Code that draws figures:
========================================================================
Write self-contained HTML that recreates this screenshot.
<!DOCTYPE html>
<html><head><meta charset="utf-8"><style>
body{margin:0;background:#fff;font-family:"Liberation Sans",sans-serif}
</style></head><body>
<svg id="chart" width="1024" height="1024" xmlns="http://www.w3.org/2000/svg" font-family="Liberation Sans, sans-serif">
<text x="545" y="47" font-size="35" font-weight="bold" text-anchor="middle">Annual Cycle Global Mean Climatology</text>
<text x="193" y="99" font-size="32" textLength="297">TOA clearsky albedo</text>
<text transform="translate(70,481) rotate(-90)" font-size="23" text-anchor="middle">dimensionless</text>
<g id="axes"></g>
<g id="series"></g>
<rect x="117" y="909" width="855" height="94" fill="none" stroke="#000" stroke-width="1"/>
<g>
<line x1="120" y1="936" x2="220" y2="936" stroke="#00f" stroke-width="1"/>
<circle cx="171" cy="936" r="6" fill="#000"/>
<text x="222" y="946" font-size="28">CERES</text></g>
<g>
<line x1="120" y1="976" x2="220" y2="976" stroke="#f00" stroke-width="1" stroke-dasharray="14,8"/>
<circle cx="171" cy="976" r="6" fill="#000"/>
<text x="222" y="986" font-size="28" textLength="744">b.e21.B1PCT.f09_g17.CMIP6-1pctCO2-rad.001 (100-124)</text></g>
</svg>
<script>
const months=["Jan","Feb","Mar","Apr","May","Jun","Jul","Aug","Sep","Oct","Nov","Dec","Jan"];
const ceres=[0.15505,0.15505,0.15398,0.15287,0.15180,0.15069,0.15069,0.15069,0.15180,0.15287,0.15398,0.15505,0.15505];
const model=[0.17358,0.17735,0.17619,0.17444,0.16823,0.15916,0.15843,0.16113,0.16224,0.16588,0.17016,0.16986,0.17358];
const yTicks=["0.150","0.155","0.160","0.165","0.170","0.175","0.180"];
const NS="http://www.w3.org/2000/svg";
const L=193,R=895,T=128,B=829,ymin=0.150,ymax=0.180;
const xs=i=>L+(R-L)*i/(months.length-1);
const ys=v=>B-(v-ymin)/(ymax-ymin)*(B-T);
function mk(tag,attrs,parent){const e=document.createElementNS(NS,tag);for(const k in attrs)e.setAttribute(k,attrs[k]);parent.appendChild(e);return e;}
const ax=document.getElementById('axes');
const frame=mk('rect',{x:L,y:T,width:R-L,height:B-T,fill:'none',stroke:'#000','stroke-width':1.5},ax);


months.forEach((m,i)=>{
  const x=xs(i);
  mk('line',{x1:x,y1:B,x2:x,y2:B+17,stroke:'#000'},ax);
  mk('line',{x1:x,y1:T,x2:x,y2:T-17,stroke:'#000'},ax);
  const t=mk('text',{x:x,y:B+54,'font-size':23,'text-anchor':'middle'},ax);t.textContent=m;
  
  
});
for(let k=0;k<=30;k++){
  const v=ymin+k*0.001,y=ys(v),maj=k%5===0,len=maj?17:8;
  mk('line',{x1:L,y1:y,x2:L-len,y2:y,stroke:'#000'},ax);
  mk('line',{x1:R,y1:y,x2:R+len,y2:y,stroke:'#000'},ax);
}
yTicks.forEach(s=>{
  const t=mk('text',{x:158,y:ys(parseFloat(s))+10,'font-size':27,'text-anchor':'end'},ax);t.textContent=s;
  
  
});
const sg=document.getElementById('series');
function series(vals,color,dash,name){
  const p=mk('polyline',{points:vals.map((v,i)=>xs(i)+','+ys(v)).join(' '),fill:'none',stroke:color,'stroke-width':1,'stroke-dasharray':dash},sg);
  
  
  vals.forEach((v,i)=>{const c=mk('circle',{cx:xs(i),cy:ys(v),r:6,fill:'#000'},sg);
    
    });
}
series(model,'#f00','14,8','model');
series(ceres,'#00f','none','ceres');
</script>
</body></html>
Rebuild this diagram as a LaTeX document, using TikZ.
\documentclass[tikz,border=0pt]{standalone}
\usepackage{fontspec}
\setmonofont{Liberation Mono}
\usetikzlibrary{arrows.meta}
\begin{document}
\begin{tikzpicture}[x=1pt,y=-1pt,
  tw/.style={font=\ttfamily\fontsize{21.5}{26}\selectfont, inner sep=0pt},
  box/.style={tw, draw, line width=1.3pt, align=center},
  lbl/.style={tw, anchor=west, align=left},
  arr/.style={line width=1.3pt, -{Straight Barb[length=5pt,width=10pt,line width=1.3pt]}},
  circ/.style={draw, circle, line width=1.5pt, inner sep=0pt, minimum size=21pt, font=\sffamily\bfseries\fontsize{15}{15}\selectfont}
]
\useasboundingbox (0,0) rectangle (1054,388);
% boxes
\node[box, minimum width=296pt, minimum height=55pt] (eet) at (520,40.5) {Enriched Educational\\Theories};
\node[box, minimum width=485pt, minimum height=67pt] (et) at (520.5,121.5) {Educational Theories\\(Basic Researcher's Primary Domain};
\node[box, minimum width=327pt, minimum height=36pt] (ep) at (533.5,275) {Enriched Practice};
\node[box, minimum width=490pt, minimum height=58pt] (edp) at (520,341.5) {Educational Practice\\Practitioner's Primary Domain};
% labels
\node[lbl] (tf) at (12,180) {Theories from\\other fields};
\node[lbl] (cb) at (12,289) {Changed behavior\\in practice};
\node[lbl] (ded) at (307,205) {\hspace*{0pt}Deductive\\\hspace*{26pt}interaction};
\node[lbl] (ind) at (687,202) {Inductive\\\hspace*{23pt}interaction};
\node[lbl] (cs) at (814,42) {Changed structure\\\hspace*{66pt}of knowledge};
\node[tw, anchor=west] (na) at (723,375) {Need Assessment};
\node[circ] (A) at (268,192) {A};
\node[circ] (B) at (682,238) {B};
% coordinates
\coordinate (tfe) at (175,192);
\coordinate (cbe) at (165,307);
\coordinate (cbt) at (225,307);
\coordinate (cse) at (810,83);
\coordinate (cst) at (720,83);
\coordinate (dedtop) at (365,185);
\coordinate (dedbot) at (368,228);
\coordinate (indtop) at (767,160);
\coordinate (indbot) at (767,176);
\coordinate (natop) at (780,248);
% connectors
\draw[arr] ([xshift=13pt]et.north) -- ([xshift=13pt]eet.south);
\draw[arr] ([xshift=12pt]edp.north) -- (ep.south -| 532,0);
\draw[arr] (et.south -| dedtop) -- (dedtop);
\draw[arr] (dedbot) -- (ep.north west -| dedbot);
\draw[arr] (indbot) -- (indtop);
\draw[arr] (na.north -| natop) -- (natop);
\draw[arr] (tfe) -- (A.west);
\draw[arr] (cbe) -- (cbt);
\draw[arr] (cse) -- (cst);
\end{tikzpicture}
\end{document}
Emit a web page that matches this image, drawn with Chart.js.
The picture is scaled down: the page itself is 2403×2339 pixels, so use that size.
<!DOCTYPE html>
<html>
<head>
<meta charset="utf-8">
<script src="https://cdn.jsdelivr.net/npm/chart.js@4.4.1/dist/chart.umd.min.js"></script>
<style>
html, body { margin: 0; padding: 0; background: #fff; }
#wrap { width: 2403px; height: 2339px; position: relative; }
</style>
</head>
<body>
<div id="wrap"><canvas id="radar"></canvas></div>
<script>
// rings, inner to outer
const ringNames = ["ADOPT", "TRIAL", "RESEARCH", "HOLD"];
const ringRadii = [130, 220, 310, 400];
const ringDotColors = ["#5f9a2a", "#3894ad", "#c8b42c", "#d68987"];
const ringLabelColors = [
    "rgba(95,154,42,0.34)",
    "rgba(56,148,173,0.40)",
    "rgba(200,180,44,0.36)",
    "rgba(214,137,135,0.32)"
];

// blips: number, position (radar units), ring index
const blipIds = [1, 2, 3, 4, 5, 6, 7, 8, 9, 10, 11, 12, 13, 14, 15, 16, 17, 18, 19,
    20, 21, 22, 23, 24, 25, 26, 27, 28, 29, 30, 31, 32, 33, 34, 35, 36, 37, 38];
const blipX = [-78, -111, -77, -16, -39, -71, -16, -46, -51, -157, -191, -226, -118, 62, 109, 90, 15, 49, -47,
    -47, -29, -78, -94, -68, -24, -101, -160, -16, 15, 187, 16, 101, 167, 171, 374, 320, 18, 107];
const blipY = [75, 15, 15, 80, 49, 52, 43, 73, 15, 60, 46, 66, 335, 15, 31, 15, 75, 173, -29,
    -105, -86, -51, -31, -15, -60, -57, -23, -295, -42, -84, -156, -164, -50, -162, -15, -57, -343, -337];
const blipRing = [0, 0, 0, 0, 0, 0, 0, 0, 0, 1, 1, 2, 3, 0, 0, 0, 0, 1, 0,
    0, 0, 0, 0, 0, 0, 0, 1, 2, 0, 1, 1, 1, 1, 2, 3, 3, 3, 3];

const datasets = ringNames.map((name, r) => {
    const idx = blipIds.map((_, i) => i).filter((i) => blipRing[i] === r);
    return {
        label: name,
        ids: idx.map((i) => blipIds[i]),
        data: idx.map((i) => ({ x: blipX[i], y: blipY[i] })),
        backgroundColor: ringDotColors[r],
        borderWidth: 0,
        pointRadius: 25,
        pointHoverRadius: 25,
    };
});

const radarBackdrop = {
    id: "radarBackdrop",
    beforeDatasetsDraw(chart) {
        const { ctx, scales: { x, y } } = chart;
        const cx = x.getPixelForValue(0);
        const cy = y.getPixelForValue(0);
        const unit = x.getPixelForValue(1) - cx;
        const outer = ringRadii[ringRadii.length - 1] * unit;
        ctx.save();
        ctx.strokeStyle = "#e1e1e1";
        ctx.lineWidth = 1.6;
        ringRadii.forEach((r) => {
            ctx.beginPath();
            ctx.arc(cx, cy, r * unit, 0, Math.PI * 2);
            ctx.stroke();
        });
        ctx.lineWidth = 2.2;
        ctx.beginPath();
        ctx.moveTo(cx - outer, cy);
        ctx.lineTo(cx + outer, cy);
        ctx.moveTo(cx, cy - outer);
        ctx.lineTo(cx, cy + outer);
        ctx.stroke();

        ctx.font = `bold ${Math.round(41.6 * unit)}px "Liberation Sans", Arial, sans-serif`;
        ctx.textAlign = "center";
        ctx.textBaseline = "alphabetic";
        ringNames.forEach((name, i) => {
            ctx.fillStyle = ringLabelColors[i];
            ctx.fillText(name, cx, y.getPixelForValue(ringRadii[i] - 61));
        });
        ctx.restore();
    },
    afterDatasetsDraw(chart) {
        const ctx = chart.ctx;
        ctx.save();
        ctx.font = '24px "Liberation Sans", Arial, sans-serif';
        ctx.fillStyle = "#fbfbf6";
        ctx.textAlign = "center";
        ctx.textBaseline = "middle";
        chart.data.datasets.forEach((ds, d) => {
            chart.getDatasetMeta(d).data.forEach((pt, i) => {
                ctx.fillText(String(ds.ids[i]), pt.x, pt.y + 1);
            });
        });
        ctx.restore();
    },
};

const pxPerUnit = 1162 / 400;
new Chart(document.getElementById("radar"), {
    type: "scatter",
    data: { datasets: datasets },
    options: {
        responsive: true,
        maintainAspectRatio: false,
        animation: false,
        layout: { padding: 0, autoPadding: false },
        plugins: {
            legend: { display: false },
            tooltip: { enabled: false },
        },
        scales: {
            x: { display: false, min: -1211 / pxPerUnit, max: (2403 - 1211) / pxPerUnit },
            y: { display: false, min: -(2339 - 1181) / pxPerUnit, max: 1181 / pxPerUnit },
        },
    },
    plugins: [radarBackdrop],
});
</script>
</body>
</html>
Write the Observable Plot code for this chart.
========================================================================
Identify each line of the material where the word "this" shows up, and copy it.

Write self-contained HTML that recreates this screenshot.
Rebuild this diagram as a LaTeX document, using TikZ.
Emit a web page that matches this image, drawn with Chart.js.
Write the Observable Plot code for this chart.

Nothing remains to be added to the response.